No matter what asset class you are discussing, it feels a bit “toppy” when people far removed from investing start asking you for advice about it, all at once.
I feel like an old curmudgeon writing this. I know “I don’t get it.” Crypto lovers look at me as if I am defending silent movies and treating “talkies” as unwelcome, short-term imposters. Curmudgeon I am.
When we discuss crypto, we need to separate blockchain technology from the so-called currencies. Though I have yet to see a mainstream application of blockchain, I get a feeling they are coming. However, just because a technology is useful, has a lot of applications, and is widely accepted doesn’t automatically mean that you can use it to create a genuine currency.
Here is an example. Venmo, which is owned by PayPal, is a very useful technology that many Americans use weekly or even daily. The benefits of widespread usage of Venmo, however, accrue to PayPal’s shareholders and don’t lead to appreciation of the US dollar or whatever other currency it transacts in.
When we talk about cryptocurrencies we have to make clear which one. Many consider Bitcoin their god and savior. However, there are thousands of these “currencies” out there, with dozens created every week.

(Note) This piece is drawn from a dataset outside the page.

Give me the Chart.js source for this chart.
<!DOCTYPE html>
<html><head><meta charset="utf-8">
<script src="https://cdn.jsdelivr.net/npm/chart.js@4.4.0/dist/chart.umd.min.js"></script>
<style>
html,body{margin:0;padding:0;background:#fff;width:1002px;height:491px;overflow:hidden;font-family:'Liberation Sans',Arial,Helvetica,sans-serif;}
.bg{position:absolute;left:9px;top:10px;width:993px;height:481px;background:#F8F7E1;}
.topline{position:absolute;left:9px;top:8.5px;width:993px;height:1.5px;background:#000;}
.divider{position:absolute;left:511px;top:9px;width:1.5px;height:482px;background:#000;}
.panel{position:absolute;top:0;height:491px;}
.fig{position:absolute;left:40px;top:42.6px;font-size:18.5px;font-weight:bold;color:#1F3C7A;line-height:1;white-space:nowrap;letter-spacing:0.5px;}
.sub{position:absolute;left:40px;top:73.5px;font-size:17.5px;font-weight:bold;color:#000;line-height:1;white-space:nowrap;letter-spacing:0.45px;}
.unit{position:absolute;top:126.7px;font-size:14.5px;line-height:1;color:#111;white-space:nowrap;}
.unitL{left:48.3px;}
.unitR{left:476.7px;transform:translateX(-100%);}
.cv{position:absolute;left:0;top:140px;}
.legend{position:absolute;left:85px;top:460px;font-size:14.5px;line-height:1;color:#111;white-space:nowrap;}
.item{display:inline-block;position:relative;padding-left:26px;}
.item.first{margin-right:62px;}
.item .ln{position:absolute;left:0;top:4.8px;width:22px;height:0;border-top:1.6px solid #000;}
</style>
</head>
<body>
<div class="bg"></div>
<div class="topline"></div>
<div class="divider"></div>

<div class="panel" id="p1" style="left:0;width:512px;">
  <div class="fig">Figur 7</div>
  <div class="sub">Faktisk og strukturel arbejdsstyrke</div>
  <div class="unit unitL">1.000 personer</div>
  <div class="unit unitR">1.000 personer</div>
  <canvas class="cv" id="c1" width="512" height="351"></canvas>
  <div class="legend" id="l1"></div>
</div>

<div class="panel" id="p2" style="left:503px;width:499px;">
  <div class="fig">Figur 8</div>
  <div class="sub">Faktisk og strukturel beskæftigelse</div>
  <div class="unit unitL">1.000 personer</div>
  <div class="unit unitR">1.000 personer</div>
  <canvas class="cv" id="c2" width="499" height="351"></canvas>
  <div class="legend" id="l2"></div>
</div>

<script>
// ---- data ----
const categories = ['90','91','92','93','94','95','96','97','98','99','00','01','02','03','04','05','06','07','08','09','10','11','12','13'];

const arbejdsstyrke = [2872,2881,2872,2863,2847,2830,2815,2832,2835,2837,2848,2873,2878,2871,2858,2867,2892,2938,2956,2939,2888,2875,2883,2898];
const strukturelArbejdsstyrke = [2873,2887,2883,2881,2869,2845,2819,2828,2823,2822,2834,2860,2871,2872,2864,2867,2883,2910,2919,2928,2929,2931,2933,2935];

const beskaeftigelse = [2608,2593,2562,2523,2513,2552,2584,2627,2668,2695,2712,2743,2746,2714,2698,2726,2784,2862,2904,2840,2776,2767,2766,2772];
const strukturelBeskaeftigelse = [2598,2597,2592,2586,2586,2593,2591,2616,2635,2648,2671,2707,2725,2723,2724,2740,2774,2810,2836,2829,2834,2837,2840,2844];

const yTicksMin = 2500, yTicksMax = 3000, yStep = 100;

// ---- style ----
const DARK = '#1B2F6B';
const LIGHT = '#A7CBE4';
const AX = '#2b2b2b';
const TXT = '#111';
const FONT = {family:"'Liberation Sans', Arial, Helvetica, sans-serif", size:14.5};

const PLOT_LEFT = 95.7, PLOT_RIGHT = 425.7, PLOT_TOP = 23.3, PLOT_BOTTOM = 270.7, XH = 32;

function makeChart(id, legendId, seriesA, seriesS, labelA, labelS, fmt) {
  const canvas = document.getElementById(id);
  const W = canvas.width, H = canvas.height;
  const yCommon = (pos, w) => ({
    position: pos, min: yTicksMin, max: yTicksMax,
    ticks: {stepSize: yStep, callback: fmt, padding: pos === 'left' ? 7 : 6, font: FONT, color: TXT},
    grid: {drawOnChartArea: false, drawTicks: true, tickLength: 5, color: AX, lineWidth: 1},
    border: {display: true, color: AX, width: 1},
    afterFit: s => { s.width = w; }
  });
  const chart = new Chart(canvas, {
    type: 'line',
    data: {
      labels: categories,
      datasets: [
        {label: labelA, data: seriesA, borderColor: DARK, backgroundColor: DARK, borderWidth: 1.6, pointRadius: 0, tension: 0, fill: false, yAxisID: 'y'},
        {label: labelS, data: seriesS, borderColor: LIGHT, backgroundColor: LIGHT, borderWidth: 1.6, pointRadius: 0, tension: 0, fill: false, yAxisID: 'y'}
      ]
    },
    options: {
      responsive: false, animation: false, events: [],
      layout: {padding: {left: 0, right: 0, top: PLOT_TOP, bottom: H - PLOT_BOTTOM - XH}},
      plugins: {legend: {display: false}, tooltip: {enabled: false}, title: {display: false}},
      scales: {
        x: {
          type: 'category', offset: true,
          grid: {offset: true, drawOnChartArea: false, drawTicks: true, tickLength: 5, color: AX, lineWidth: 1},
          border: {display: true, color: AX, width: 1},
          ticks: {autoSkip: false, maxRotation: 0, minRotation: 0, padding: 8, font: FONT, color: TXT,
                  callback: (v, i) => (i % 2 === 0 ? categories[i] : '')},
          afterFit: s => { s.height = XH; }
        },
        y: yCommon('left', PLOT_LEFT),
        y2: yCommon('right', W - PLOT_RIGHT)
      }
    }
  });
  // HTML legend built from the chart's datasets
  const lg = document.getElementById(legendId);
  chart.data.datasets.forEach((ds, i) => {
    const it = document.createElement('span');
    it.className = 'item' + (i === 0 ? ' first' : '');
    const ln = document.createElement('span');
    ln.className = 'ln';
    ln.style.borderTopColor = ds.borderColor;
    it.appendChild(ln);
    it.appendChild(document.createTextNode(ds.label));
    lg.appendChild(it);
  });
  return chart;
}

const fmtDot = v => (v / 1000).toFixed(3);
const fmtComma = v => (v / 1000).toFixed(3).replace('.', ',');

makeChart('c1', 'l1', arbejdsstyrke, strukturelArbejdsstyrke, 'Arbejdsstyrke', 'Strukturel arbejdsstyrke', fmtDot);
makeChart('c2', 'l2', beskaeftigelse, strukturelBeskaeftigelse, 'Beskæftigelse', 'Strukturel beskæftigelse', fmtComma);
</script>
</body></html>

Until recently Bitcoin looked like a clear winner; even Elon Musk was touting it, and Tesla bought $1.5 billion worth of it. Then Musk also shared with us his love of Dogecoin – a joke of a currency (literally, it was created to mock cryptocurrencies), and Dogecoin exploded in price. A few weeks later Musk realized that Bitcoin is “Beanie babies powered by coal.” Because of Bitcoin’s decentralized nature, solving useless math problems to mine more bitcoins consumes more electricity than Argentina. Musk announced that until Bitcoin starts consuming less energy, Tesla will not be accepting it as a payment for cars. If you are an ESG-oriented pension and don’t want to own Exxon (“evil Big Oil”), I want to see how you justify owning Bitcoin.
Arguably, Bitcoin is worse for the environment than internal combustion engine cars if you adjust for CO2 production in relation to societal utility (at least cars get you places). For the energy cost of processing one bitcoin, VISA can process 810,000 transactions, about 370 times faster.

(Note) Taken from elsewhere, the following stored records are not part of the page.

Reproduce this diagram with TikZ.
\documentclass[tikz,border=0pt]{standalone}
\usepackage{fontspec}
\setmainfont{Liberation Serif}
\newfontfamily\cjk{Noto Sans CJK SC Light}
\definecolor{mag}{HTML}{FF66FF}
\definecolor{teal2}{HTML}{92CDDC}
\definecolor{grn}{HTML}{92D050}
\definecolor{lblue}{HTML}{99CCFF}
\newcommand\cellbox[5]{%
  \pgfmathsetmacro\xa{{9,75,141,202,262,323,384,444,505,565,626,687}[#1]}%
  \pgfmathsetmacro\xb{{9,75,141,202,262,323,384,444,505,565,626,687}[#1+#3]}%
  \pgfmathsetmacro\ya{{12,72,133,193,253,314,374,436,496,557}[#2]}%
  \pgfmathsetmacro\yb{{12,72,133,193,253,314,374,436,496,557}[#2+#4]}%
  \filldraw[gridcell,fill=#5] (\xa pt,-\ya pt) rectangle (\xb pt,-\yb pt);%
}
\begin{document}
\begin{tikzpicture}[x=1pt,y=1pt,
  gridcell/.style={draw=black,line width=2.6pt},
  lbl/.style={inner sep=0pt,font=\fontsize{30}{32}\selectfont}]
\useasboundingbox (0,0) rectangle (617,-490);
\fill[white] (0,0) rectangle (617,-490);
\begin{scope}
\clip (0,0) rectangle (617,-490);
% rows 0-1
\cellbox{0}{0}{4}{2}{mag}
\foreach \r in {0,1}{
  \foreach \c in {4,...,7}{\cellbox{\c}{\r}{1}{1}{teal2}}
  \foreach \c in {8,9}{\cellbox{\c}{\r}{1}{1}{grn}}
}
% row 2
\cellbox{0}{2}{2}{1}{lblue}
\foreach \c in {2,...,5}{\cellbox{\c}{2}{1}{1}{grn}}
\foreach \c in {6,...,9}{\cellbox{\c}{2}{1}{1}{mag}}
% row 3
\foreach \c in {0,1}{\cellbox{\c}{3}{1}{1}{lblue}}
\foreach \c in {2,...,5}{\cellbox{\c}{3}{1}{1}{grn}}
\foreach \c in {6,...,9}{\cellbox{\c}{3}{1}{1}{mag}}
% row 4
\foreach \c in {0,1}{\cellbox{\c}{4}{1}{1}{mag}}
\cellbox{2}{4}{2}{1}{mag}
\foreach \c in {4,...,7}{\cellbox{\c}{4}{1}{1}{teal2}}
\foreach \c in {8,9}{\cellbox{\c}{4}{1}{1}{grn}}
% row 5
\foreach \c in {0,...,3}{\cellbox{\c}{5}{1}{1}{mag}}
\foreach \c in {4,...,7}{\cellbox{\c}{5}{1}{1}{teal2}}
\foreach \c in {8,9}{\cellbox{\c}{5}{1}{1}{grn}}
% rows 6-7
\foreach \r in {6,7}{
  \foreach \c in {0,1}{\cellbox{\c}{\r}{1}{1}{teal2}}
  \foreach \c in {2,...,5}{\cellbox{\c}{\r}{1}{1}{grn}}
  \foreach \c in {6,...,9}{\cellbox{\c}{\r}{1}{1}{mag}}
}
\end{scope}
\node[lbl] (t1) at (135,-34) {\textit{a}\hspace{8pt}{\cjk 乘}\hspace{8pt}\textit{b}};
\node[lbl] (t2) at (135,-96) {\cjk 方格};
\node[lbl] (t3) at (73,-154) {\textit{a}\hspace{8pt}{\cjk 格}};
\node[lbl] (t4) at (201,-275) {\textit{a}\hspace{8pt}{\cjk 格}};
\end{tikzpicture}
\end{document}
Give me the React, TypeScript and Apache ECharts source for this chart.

I’ve spilled a lot of ink explaining that one of the biggest assets the US government has in its arsenal is the US dollar being the world’s reserve currency. Control over our own currency gives politicians the ability to make promises and not keep them, by constantly running budget deficits and printing and borrowing money to pay for these promises. We are able to run trillion-dollar deficits because the US government has a dollar-printing press. The US government will not give it up without a fight. We’ve started wars over less.

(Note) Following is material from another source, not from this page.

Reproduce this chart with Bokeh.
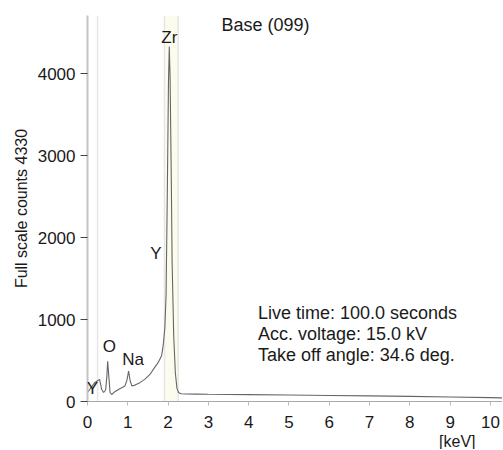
from bokeh.plotting import figure
from bokeh.models import Label, Span, BoxAnnotation, FixedTicker, Range1d, ColumnDataSource, Title
from bokeh.embed import file_html
from bokeh.resources import INLINE

# ---- data ----
energy = [0.00, 0.06, 0.12, 0.18, 0.24, 0.30, 0.35, 0.40, 0.45, 0.48,
          0.50, 0.53, 0.56, 0.60, 0.68, 0.78, 0.86, 0.93, 0.98, 1.02,
          1.06, 1.10, 1.18, 1.30, 1.42, 1.55, 1.66, 1.76, 1.84, 1.88,
          1.92, 1.95, 1.98, 2.01, 2.03, 2.05, 2.08, 2.10, 2.14, 2.18,
          2.22, 2.26, 2.32, 2.45, 2.7, 3.0, 3.5, 4.0, 5.0, 6.0,
          7.0, 8.0, 9.0, 10.0, 10.3]
counts = [110, 150, 190, 230, 250, 270, 150, 110, 140, 300,
          490, 300, 110, 85, 120, 150, 170, 190, 260, 370,
          250, 190, 200, 230, 270, 330, 410, 480, 560, 690,
          900, 1300, 2500, 3900, 4330, 3950, 2700, 1700, 800, 350,
          160, 110, 95, 92, 90, 88, 86, 84, 80, 74,
          68, 62, 55, 47, 44]

x_ticks = [0, 1, 2, 3, 4, 5, 6, 7, 8, 9, 10]
y_ticks = [0, 1000, 2000, 3000, 4000]

peak_names = ["Zr", "Y", "O", "Na", "Y"]
peak_label_x = [2.03, 1.70, 0.54, 1.13, 0.12]
peak_label_y = [4440, 1806, 673, 515, 164]

roi_bounds = [1.91, 2.25]
marker_energy = 0.25

title_text = "Base (099)"
info_lines = ["Live time: 100.0 seconds",
              "Acc. voltage: 15.0 kV",
              "Take off angle: 34.6 deg."]
info_y = [1083, 824, 563]

FONT = "Liberation Sans"
TXT = "#1a1a1a"

p = figure(width=502, height=449, output_backend="svg", toolbar_location=None,
           x_range=Range1d(0, 10.3), y_range=Range1d(0, 4708),
           min_border_left=87, min_border_right=0, min_border_top=15,
           min_border_bottom=47)
p.grid.visible = False
p.outline_line_color = None
p.background_fill_color = "white"
p.border_fill_color = "white"

# ROI / marker decorations
p.add_layout(BoxAnnotation(left=roi_bounds[0], right=roi_bounds[1],
                           fill_color="#fcfcee", fill_alpha=1.0, line_color=None,
                           level="underlay"))
for xv in roi_bounds + [marker_energy]:
    p.add_layout(Span(location=xv, dimension="height", line_color="#e6e6e6",
                      line_width=1.5, level="underlay"))

src = ColumnDataSource(dict(energy=energy, counts=counts))
p.line(x="energy", y="counts", source=src, line_color="#666666", line_width=1.1)

# axes
p.yaxis.ticker = FixedTicker(ticks=y_ticks)
p.xaxis.ticker = FixedTicker(ticks=x_ticks)
p.yaxis.minor_tick_line_color = None
p.xaxis.minor_tick_line_color = None
p.yaxis.axis_line_color = "#c4c4c4"
p.yaxis.axis_line_width = 2
p.yaxis.major_tick_line_color = "#444444"
p.yaxis.major_tick_out = 7
p.yaxis.major_tick_in = 0
p.yaxis.major_label_standoff = 5
p.xaxis.axis_line_color = "#a8a8a8"
p.xaxis.major_tick_line_color = "#bbbbbb"
p.xaxis.major_tick_out = 4
p.xaxis.major_tick_in = 0
p.xaxis.major_label_standoff = 10
for ax in (p.xaxis, p.yaxis):
    ax.major_label_text_font = FONT
    ax.major_label_text_font_size = "17px"
    ax.major_label_text_color = TXT

# y axis title (shifted up like the reference)
p.add_layout(Title(text="Full scale counts 4330", align="center", offset=38,
                   text_font=FONT, text_font_size="16px", text_font_style="normal",
                   text_color=TXT, standoff=9), "left")
# x unit label
p.add_layout(Title(text="[keV]", align="right", offset=27,
                   text_font=FONT, text_font_size="16px", text_font_style="normal",
                   text_color=TXT, standoff=0), "below")

# peak labels
for name, lx, ly in zip(peak_names, peak_label_x, peak_label_y):
    p.add_layout(Label(x=lx, y=ly, text=name, text_font=FONT, text_font_size="17px",
                       text_color=TXT, text_align="center", text_baseline="middle"))

p.add_layout(Label(x=4.42, y=4593, text=title_text, text_font=FONT,
                   text_font_size="18px", text_color=TXT,
                   text_align="center", text_baseline="middle"))
for line, ly in zip(info_lines, info_y):
    p.add_layout(Label(x=4.23, y=ly, text=line, text_font=FONT, text_font_size="18px",
                       text_color=TXT, text_align="left", text_baseline="middle"))

open("out.html", "w").write(file_html(p, INLINE))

Cryptocurrencies are a clear and present danger to the US dollar. There is a very high probability that the US government will outlaw the use of cryptos as currencies. Sounds far-fetched? The US government did this in 1933 with gold. That was less than 100 years ago. India is threatening to ban Bitcoin. South Korea already did.
I am sympathetic to some cryptocurrency investors, especially after seeing what we are doing with our fiat currency. However, for most people they are just speculative vehicles. My wife’s relatives pay little attention to the US Government’s or Fed’s balance sheets. They are interested in bitcoin for one reason only – it is going up. Cryptos present these “unique” opportunities for people to pour their life savings into bits and bytes on servers far far away with a hope that they’ll magically turn their lives into paradise on the beach.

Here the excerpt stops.